Each time I leave my re-useable grocery bags in the trunk of my car, I am shirking my duty as a consumer, each time I carelessly leave lights buring and appliances plugged in when they are not being used, I could be participating in depriving others of life-saving technology. Extreme?? Perhaps, but we are living in a critical time when we must take some extreme measures to untangle the twisted threads within our minds that show up in our relationships and spread farther than we can imagine. During these holidays, I hope we can each be thankful for an opportunity to change what we can about our perceptions and actions in order to help create a more peaceful and compassionate world, which can only happen when we are willing to become less self-involved and more compassionate individuals.

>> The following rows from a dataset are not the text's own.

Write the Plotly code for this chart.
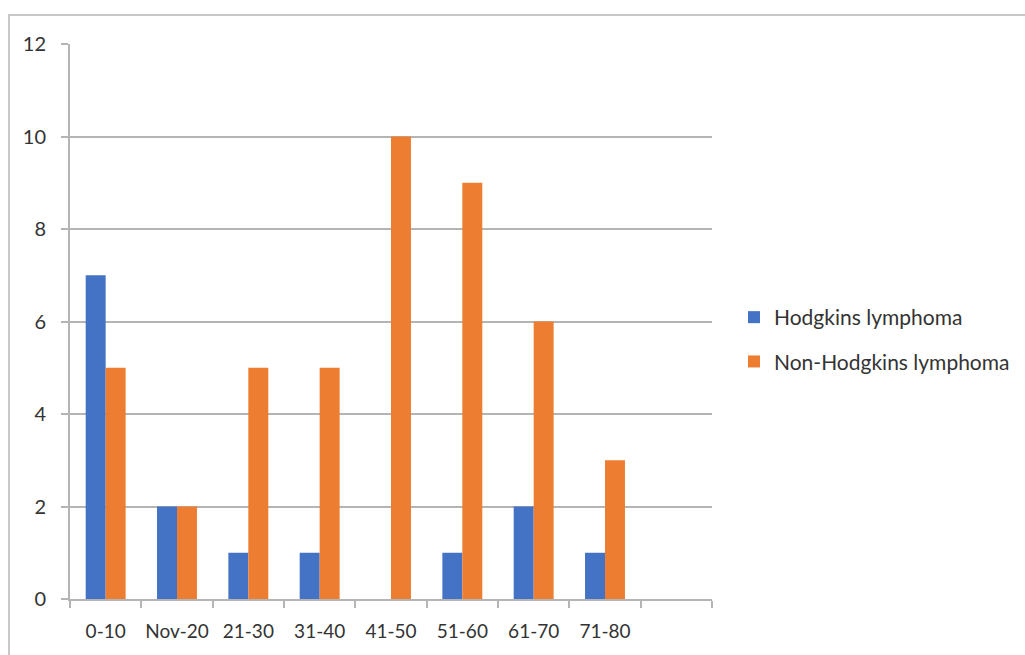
import plotly.graph_objects as go

# Age groups (the last slot is intentionally empty)
age_groups = ["0-10", "Nov-20", "21-30", "31-40", "41-50", "51-60", "61-70", "71-80", " "]
hodgkins = [7, 2, 1, 1, 0, 1, 2, 1, None]
non_hodgkins = [5, 2, 5, 5, 10, 9, 6, 3, None]
y_ticks = [0, 2, 4, 6, 8, 10, 12]

BLUE = "#4472C4"
ORANGE = "#ED7D31"
GRID = "#B4B4B4"
TEXT = "#333333"
FONT = "Lato, 'Open Sans', sans-serif"

fig = go.Figure()
fig.add_trace(go.Bar(x=age_groups, y=hodgkins, name="Hodgkins lymphoma",
                     marker=dict(color=BLUE, line=dict(width=0)), legendgroup="a"))
fig.add_trace(go.Bar(x=age_groups, y=non_hodgkins, name="Non-Hodgkins lymphoma",
                     marker=dict(color=ORANGE, line=dict(width=0)), legendgroup="b"))

# plot area: x 70..712, y 44..599 in a 1025x655 page
L, R, T, B = 70, 1025 - 712, 44, 655 - 599
W, H = 1025, 655
pw, ph = W - L - R, H - T - B

def px_x(v):
    return (v - L) / pw

def px_y(v):
    return (H - B - v) / ph

fig.update_layout(
    width=W, height=H,
    margin=dict(l=L, r=R, t=T, b=B, pad=0, autoexpand=False),
    paper_bgcolor="white", plot_bgcolor="white",
    barmode="group", bargap=0.44, bargroupgap=0,
    font=dict(family=FONT, size=19, color=TEXT),
    showlegend=True,
    legend=dict(x=px_x(734), y=px_y(297), xanchor="left", yanchor="top",
                font=dict(family=FONT, size=21, color=TEXT),
                traceorder="grouped", tracegroupgap=14,
                itemwidth=30, bgcolor="rgba(0,0,0,0)"),
    xaxis=dict(type="category", categoryorder="array", categoryarray=age_groups,
               range=[-0.5, 8.5], showgrid=False, showline=True, linecolor=GRID,
               linewidth=2, ticks="outside", tickson="boundaries", ticklen=7,
               tickwidth=2, tickcolor=GRID, ticklabelstandoff=14, tickangle=0,
               tickfont=dict(size=19, color=TEXT), automargin=False,
               zeroline=False, fixedrange=True),
    yaxis=dict(range=[0, 12], tickvals=y_ticks, showgrid=True, gridcolor=GRID,
               gridwidth=2, showline=True, linecolor=GRID, linewidth=2,
               ticks="outside", ticklen=7, tickwidth=2, tickcolor=GRID,
               ticklabelstandoff=11, tickfont=dict(size=20, color=TEXT),
               automargin=False, zeroline=False, fixedrange=True),
    shapes=[dict(type="rect", xref="paper", yref="paper",
                 x0=px_x(9), x1=px_x(1040), y0=px_y(15), y1=px_y(680),
                 line=dict(color="#C8C8C8", width=2), fillcolor="rgba(0,0,0,0)",
                 layer="below")],
)

fig.write_html("out.html")
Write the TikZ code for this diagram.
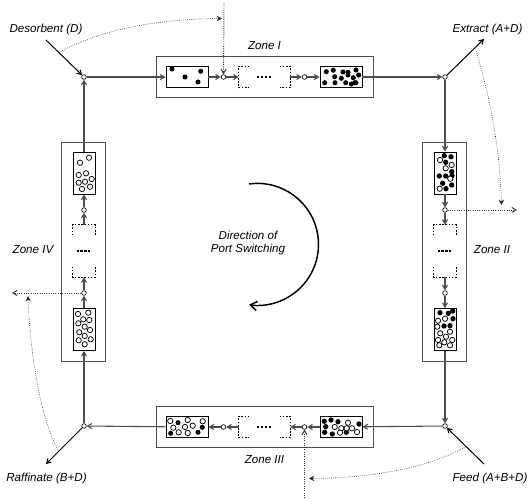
\documentclass[tikz,border=0pt]{standalone}
\usepackage{fontspec}
\setmainfont{Liberation Sans}
\usetikzlibrary{arrows.meta,calc}

\begin{document}
\begin{tikzpicture}[
  x=0.75pt,y=-0.75pt,
  font=\fontsize{8.7}{10}\selectfont\itshape,
  >={Straight Barb[length=3.2pt,width=3.8pt]},
  zone/.style={draw=black!70,line width=0.65pt,inner sep=0pt},
  wide/.style={zone,draw=black,line width=0.7pt,minimum width=31.5pt,minimum height=15.75pt},
  tall/.style={zone,draw=black,line width=0.7pt,minimum width=16.5pt,minimum height=31.5pt},
  gapwide/.style={inner sep=0pt,minimum width=38.25pt,minimum height=15.75pt},
  gaptall/.style={inner sep=0pt,minimum width=16.5pt,minimum height=39pt},
  joint/.style={circle,draw=black,fill=white,line width=0.5pt,inner sep=0pt,minimum size=3.5pt},
  label/.style={inner sep=0pt,align=center},
  flow/.style={->,draw=black!70,line width=0.8pt},
  port/.style={draw=black,line width=0.75pt},
  tap/.style={->,draw=black!80,line width=0.7pt,densely dotted},
  sweep/.style={-{Stealth[length=4pt,width=4pt]},draw=black!85,line width=0.45pt,densely dotted},
  gapline/.style={draw=black,line width=0.5pt,dash pattern=on 1.2pt off 1.2pt},
  rowdots/.style={draw=black,line width=1.7pt,dash pattern=on 1.7pt off 1.2pt},
  solid dot/.style={fill=black},
  open dot/.style={draw=black,fill=white,line width=0.55pt}
]
\useasboundingbox (0,0) rectangle (528,499);

% zone frames
\node[zone,minimum width=162.75pt,minimum height=30.75pt] (zoneI) at (264.5,76.5) {};
\node[zone,minimum width=33pt,minimum height=164.25pt] (zoneII) at (444,251.5) {};
\node[zone,minimum width=162.75pt,minimum height=30.75pt] (zoneIII) at (264.5,426.5) {};
\node[zone,minimum width=33pt,minimum height=164.25pt] (zoneIV) at (83.5,251.5) {};

% columns and switching nodes
\node[wide] (colIa) at (187,77) {};
\node[wide] (colIb) at (341,77) {};
\node[tall] (colIIa) at (445,173) {};
\node[tall] (colIIb) at (445,329.5) {};
\node[wide] (colIIIa) at (341,427) {};
\node[wide] (colIIIb) at (187,427) {};
\node[tall] (colIVa) at (84,329.5) {};
\node[tall] (colIVb) at (84,173) {};

\node[gapwide] (gapI) at (264.5,77) {};
\node[gaptall] (gapII) at (445,251) {};
\node[gapwide] (gapIII) at (264.5,427) {};
\node[gaptall] (gapIV) at (84,251) {};

\node[joint] (jTL) at (84,77) {};
\node[joint] (jTR) at (445,77) {};
\node[joint] (jBR) at (445,426) {};
\node[joint] (jBL) at (84,426) {};
\node[joint] (pIa) at (223.5,77) {};
\node[joint] (pIb) at (304.5,77) {};
\node[joint] (pIIa) at (445,210) {};
\node[joint] (pIIb) at (445,293) {};
\node[joint] (pIIIa) at (304.5,427) {};
\node[joint] (pIIIb) at (223.5,427) {};
\node[joint] (pIVa) at (84,293) {};
\node[joint] (pIVb) at (84,210) {};

% texts
\node[label] (desorbent) at (46,30) {Desorbent (D)};
\node[label] (extract) at (487.5,30) {Extract (A+D)};
\node[label] (feed) at (490,478) {Feed (A+B+D)};
\node[label] (raffinate) at (46.5,478) {Raffinate (B+D)};
\node[label] (nameI) at (264.5,46) {Zone I};
\node[label] (nameII) at (492,250) {Zone II};
\node[label] (nameIII) at (264.5,460) {Zone III};
\node[label] (nameIV) at (33,250) {Zone IV};
\node[label] (turn) at (248,243) {Direction of\\Port Switching};

% free ends
\coordinate (desIn) at (46,40);
\coordinate (extOut) at (484,39);
\coordinate (feedIn) at (484,464);
\coordinate (rafOut) at (46,464);
\coordinate (tapIa) at (224,3);
\coordinate (tapIIa) at (517,210);
\coordinate (tapIIIa) at (304.5,498);
\coordinate (tapIVa) at (12,293);
\coordinate (turnFrom) at (249,184);

% gaps in the rows of columns
\foreach \g in {gapI,gapIII}{
  \draw[gapline] ([xshift=8pt]\g.north west) -- (\g.north west) -- (\g.south west) -- ([xshift=8pt]\g.south west);
  \draw[gapline] ([xshift=-8pt]\g.north east) -- (\g.north east) -- (\g.south east) -- ([xshift=-8pt]\g.south east);
  \draw[rowdots] ([xshift=-5.6pt]\g.center) -- ([xshift=5.6pt]\g.center);
}
\foreach \g in {gapII,gapIV}{
  \draw[gapline] ([yshift=-8pt]\g.north west) -- (\g.north west) -- (\g.north east) -- ([yshift=-8pt]\g.north east);
  \draw[gapline] ([yshift=8pt]\g.south west) -- (\g.south west) -- (\g.south east) -- ([yshift=8pt]\g.south east);
  \draw[rowdots] ([xshift=-5.6pt]\g.center) -- ([xshift=5.6pt]\g.center);
}

% main loop
\draw[flow] (jTL) -- (colIa);
\draw[flow] (colIa) -- (pIa);
\draw[flow] (pIa) -- (gapI);
\draw[flow] (gapI) -- (pIb);
\draw[flow] (pIb) -- (colIb);
\draw[flow] (colIb) -- (jTR);
\draw[flow] (jTR) -- (colIIa);
\draw[flow] (colIIa) -- (pIIa);
\draw[flow] (pIIa) -- (gapII);
\draw[flow] (gapII) -- (pIIb);
\draw[flow] (pIIb) -- (colIIb);
\draw[flow] (colIIb) -- (jBR);
\draw[flow] (jBR) -- (colIIIa);
\draw[flow] (colIIIa) -- (pIIIa);
\draw[flow] (pIIIa) -- (gapIII);
\draw[flow] (gapIII) -- (pIIIb);
\draw[flow] (pIIIb) -- (colIIIb);
\draw[flow] (colIIIb) -- (jBL);
\draw[flow] (jBL) -- (colIVa);
\draw[flow] (colIVa) -- (pIVa);
\draw[flow] (pIVa) -- (gapIV);
\draw[flow] (gapIV) -- (pIVb);
\draw[flow] (pIVb) -- (colIVb);
\draw[flow] (colIVb) -- (jTL);

% ports
\draw[port,->] (desIn) -- (jTL);
\draw[port,->] (jTR) -- (extOut);
\draw[port,->] (feedIn) -- (jBR);
\draw[port,->] (jBL) -- (rafOut);

% ports after switching
\draw[tap] (tapIa) -- (pIa);
\draw[tap] (pIIa) -- (tapIIa);
\draw[tap] (tapIIIa) -- (pIIIa);
\draw[tap] (pIVa) -- (tapIVa);

\draw[sweep] ($(desIn)!0.34!(jTL)$) .. controls (105,27) and (165,19) .. (222,18.5);
\draw[sweep] ($(jTR)!0.77!(extOut)$) .. controls (490,95) and (500,150) .. (501.5,205);
\draw[sweep] ($(feedIn)!0.46!(jBR)$) .. controls (425,470) and (365,478) .. (309,478.5);
\draw[sweep] ($(jBL)!0.66!(rafOut)$) .. controls (40,420) and (30,350) .. (28,296);

\draw[->,draw=black,line width=1.1pt,>={Straight Barb[length=5pt,width=7pt]}]
  (turnFrom) arc[start angle=-98,end angle=98,radius=61];

% bed contents
\foreach \px/\py in {172/69,200.7/71.3,185/77,198/82}
  \fill[solid dot] (\px,\py) circle (1.9pt);
\foreach \px/\py in {326.3/71.7,333.3/70.3,343/72,348/72.3,348/75,356/70,334.7/76.7,341.3/78.3,353.3/77.7,358.7/75,354.7/82.7,324.7/82.7,335/82.7,345.7/82.7,351.3/84,356/82.7}
  \fill[solid dot] (\px,\py) circle (1.9pt);

\foreach \px/\py in {444.3/155.7,451/156.7,445.7/162.3,451.7/171.7,439.3/176,445.7/176,452/175.7,442.7/183.3,451.7/185,446/188.7}
  \fill[solid dot] (\px,\py) circle (2pt);
\foreach \px/\py in {440/160,451.7/165,445.7/168.3,450.3/178.7,439.7/188.7}
  \draw[open dot] (\px,\py) circle (2pt);

\foreach \px/\py in {440/312.7,448.3/313.3,452.7/311,453/318.7,444/326,450/325.7}
  \fill[solid dot] (\px,\py) circle (2pt);
\foreach \px/\py in {438/320.7,445/318.7,437.3/326.7,440.3/333.3,450/331.7,446/336.7,438/340,452.3/340,444.3/342.3,439.3/345.3,450/345.3}
  \draw[open dot] (\px,\py) circle (2pt);

\foreach \px/\py in {324.3/421.3,331/420,338/421.7,325.7/426.7,324.7/432.3,332.3/434,346.3/432.3,359/424}
  \fill[solid dot] (\px,\py) circle (2pt);
\foreach \px/\py in {334.7/427,348/422.7,341.3/428.3,346.7/428.3,352/428.3,340/432.7,357/432}
  \draw[open dot] (\px,\py) circle (2pt);

\foreach \px/\py in {178/422.7,202.3/427.3,170.7/433.3,198/432.3}
  \fill[solid dot] (\px,\py) circle (1.9pt);
\foreach \px/\py in {170.3/421,187.7/420,202.7/421.3,173.3/427.7,185/427,192.7/425.7,178.7/432.3,187.7/433}
  \draw[open dot] (\px,\py) circle (2pt);

\foreach \px/\py in {78/314,88.3/312.7,83.3/319.3,89.3/320,78.3/323.3,84.7/326.7,90/330,79.3/332.3,84.7/336,90.7/339.3,78.7/340.3,84.7/344.3}
  \draw[open dot] (\px,\py) circle (2pt);
\foreach \px/\py in {89/157.7,80/162.7,78.7/175,86/173.3,91.7/179,78.7/182.7,85/181.7,90/186.7,82/189}
  \draw[open dot] (\px,\py) circle (2pt);
\end{tikzpicture}
\end{document}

And if you have young daughters with curls, brush out the tangles gently. If you (as we each will) make a mistake today, learn what you can from it--then forgive yourself and make amends to others affected by it.

Friday, November 21, 2008

A Tapestry becomes a Book

My earliest memories center around the air raid drills of WWII when our family would huddle under a tent constructed of blankets on the tiny back porch of our home in Sanford, NC. My father, a minister, would hold a small, lighted candle and try to explain “war.” My immature mind just could not grasp why people would kill each other just because they couldn’t agree on something. Today my more mature mind is still haunted by the same question, especially when I catch myself in anger wishing the source of my anger (usually a person I love, or they would not have had the power to hurt me) would just drop dead. At some early age, these concepts of love and war began to weave a mysterious tapestry that has hung in the shadows of my thinking for years.

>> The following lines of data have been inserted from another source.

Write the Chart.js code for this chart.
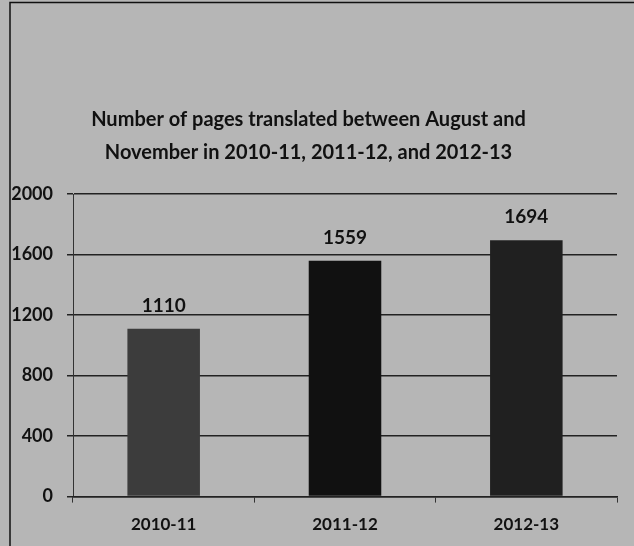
<!DOCTYPE html>
<html>
<head>
<meta charset="utf-8">
<script src="https://cdn.jsdelivr.net/npm/chart.js@4"></script>
<style>
  body { margin: 0; background: #b6b6b6; }
  #wrap { position: relative; width: 634px; height: 546px; }
</style>
</head>
<body>
<div id="wrap"><canvas id="myChart" width="634" height="546"></canvas></div>
<script>
// data
const years = ['2010-11', '2011-12', '2012-13'];
const pages = [1110, 1559, 1694];
const barColors = ['#3c3c3c', '#111111', '#202020'];
const titleLines = ['Number of pages translated between August and', 'November in 2010-11, 2011-12, and 2012-13'];

// paper background + the scan's frame lines
const paper = {
    id: 'paper',
    beforeDraw(chart) {
        const c = chart.ctx;
        c.save();
        c.fillStyle = '#b6b6b6';
        c.fillRect(0, 0, chart.width, chart.height);
        c.strokeStyle = '#111';
        c.lineWidth = 1.5;
        c.beginPath();
        c.moveTo(10, 546); c.lineTo(10, 2.5); c.lineTo(634, 2.5);
        c.stroke();
        c.restore();
    }
};

// value labels over the bars
const valueLabels = {
    id: 'valueLabels',
    afterDatasetsDraw(chart) {
        const c = chart.ctx;
        const meta = chart.getDatasetMeta(0);
        c.save();
        c.font = 'bold 19px Lato';
        c.fillStyle = '#111';
        c.textAlign = 'center';
        c.textBaseline = 'middle';
        meta.data.forEach((bar, i) => {
            c.fillText(pages[i], bar.x, bar.y - 23);
        });
        c.restore();
    }
};

const ctx = document.querySelector('#myChart').getContext('2d');
const myChart = new Chart(ctx, {
    type: 'bar',
    data: {
        labels: years,
        datasets: [{
            data: pages,
            backgroundColor: barColors,
            borderWidth: 0,
            barPercentage: 0.4,
            categoryPercentage: 1
        }]
    },
    options: {
        responsive: false,
        animation: false,
        layout: { padding: { left: 0, right: 17, bottom: 0 } },
        plugins: {
            legend: { display: false },
            tooltip: { enabled: false },
            title: {
                display: true,
                text: titleLines,
                color: '#111',
                font: { family: 'Lato', size: 20, weight: 'bold', lineHeight: 1.65 },
                padding: { top: 103, bottom: 25 }
            }
        },
        scales: {
            y: {
                min: 0,
                max: 2000,
                ticks: {
                    stepSize: 400,
                    color: '#111',
                    padding: 14,
                    font: { family: 'Lato', size: 18, weight: 'bold' },
                    callback: v => String(v)
                },
                grid: { color: '#222', lineWidth: 1.5, tickLength: 6 },
                border: { color: '#333', width: 1 },
                afterFit(scale) { scale.width = 73; }
            },
            x: {
                ticks: {
                    color: '#111',
                    padding: 11.5,
                    font: { family: 'Lato', size: 17, weight: 'bold' }
                },
                grid: { display: true, drawOnChartArea: false, color: '#333', tickLength: 6, offset: true },
                border: { color: '#222', width: 1.5 }
            }
        }
    },
    plugins: [paper, valueLabels]
});
</script>
</body>
</html>
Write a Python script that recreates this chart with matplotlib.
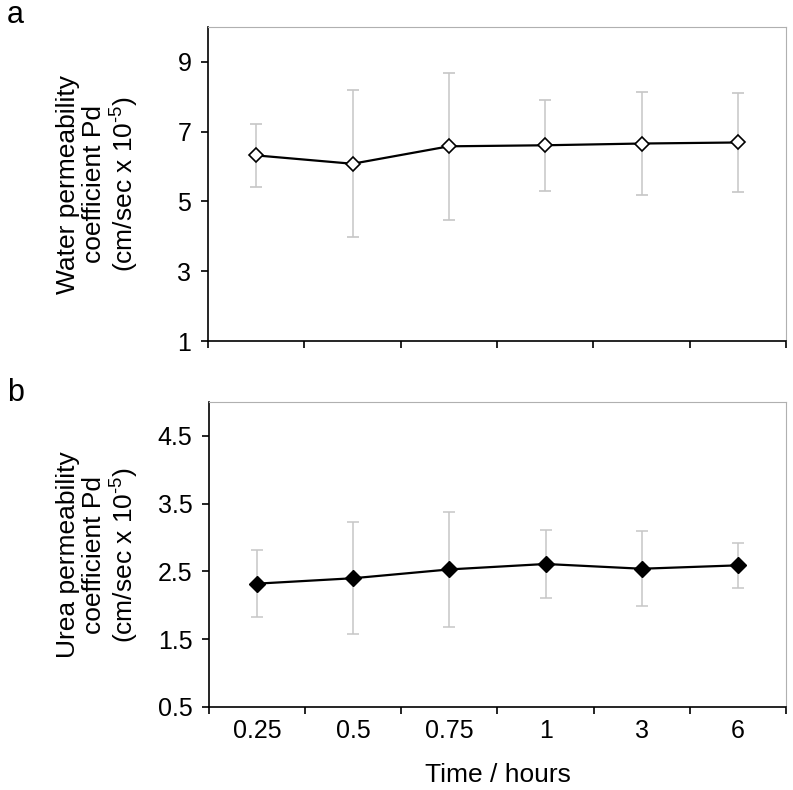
import matplotlib
matplotlib.use("Agg")
import matplotlib.pyplot as plt
import numpy as np

plt.rcParams['font.family'] = ['Liberation Sans', 'DejaVu Sans']
plt.rcParams['mathtext.fontset'] = 'custom'
plt.rcParams['mathtext.rm'] = 'Liberation Sans'
plt.rcParams['mathtext.it'] = 'Liberation Sans'

time_labels = ["0.25", "0.5", "0.75", "1", "3", "6"]
water_pd = [6.32, 6.08, 6.58, 6.61, 6.66, 6.69]
water_err = [0.90, 2.10, 2.10, 1.31, 1.48, 1.41]
urea_pd = [2.32, 2.40, 2.53, 2.61, 2.54, 2.59]
urea_err = [0.49, 0.83, 0.85, 0.50, 0.55, 0.33]

fig = plt.figure(figsize=(7.93, 7.90), dpi=100)
W, H = 793, 790
ax1 = fig.add_axes([208 / W, 1 - 341 / H, (786 - 208) / W, (341 - 27) / H])
ax2 = fig.add_axes([209 / W, 1 - 707 / H, (786 - 209) / W, (707 - 402) / H])

x = np.arange(len(time_labels))


def style_axis(ax):
    ax.set_xlim(-0.5, len(time_labels) - 0.5)
    ax.spines['top'].set_color('#b0b0b0')
    ax.spines['right'].set_color('#b0b0b0')
    ax.spines['left'].set_color('black')
    ax.spines['bottom'].set_color('black')
    ax.spines['left'].set_linewidth(1.2)
    ax.spines['bottom'].set_linewidth(1.2)
    # tick marks sit between categories, labels at category centers
    ax.set_xticks(np.arange(-0.5, len(time_labels)), minor=True)
    ax.set_xticks(x)
    ax.tick_params(axis='x', which='major', length=0, labelsize=18, pad=9)
    ax.tick_params(axis='x', which='minor', length=5, width=1.2, direction='out')
    ax.tick_params(axis='y', length=5, width=1.2, direction='out', labelsize=18, pad=7)


ax1.errorbar(x, water_pd, yerr=water_err, color='black', lw=1.6,
             marker='D', ms=7, mfc='white', mec='black', mew=1.2,
             ecolor='#c6c6c6', elinewidth=1.1, capsize=4, capthick=1.1)
ax1.set_ylim(1, 10)
ax1.set_yticks([1, 3, 5, 7, 9])
style_axis(ax1)
ax1.set_xticklabels([])
ax1.set_ylabel("Water permeability\ncoefficient Pd\n(cm/sec x 10$^{\\text{-5}}$)",
               fontsize=19, linespacing=1.12)
ax1.yaxis.set_label_coords((141 - 208) / 578, 0.5)

ax2.errorbar(x, urea_pd, yerr=urea_err, color='black', lw=1.6,
             marker='D', ms=8, mfc='black', mec='black',
             ecolor='#c6c6c6', elinewidth=1.1, capsize=4, capthick=1.1)
ax2.set_ylim(0.5, 5)
ax2.set_yticks([0.5, 1.5, 2.5, 3.5, 4.5])
ax2.set_yticklabels(["0.5", "1.5", "2.5", "3.5", "4.5"])
style_axis(ax2)
ax2.set_xticklabels(time_labels)
ax2.set_ylabel("Urea permeability\ncoefficient Pd\n(cm/sec x 10$^{\\text{-5}}$)",
               fontsize=19, linespacing=1.12)
ax2.yaxis.set_label_coords((141 - 209) / 577, 0.5)
ax2.set_xlabel("Time / hours", fontsize=19, labelpad=14)

fig.text(7 / W, 1 - 23 / H, "a", fontsize=22, va='baseline')
fig.text(7 / W, 1 - 401 / H, "b", fontsize=22, va='baseline')

fig.savefig("out.png", dpi=100)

From time to time, I would be made aware of how love and war each elicited our most intense passions and fears. They both possess the power to tap into our deepest fears and our highest hopes. Fear is the basis for war. Hope is the basis for love. Both states place our very souls on trial. One could destroy us and the other could save us. For most of my life, I've focused mainly on the love threads in my mental tapestry. My first two published books explore why and whom we love and how to resolve relationship problems. However, during this past decade, I have become critically and painfully aware that the threads of fear, greed and control have the power to destroy love, our planet--and therefore, ourselves. When we deny them within our psyches, they grow, like mushrooms in the dark, and can dominate our thoughts and behaviors. It then becomes easier for us to follow leaders, who are ruled by these darker aspects of human nature, into unjust wars.

I began to realize that to fully understand human nature I must expand my psychological perspective to include our evolutionary biological history. If I were going to make a serious effort to control my own "demons'--always lurking in the shadows of my mind, ready to sabatoge me and my relationships, I needed to get help. I guess when the author is ready to stretch, a co-author apprears. In this case, it was Rudolf Harmsen, a biologist, retired from Queens University (Kingston, Canada) who shared my interest, my curiosity and my love for writing. We formed a team over five years ago to unravel the mysteries of the human tapestry and from those threads produce a book that could help us understand why we have turned so easily to destructive wars to resolve conflicts and why we must be willing to make alternative choices and some sacrifices. Our choices must be based on cooperation and compassion rather than deadly competitions, involving weapons of mass destruction, if we are to survive as a species beyond this century. We have recently completed the first draft of our book, Love and War: the Dueling Shadows of Our Minds. It has been written as a prescription to educate our minds and hearts as to how we could end war and create more enduring love. The purpose of my blog is to interest you in joining us so that we can live more peacefully while sharing our planetary home.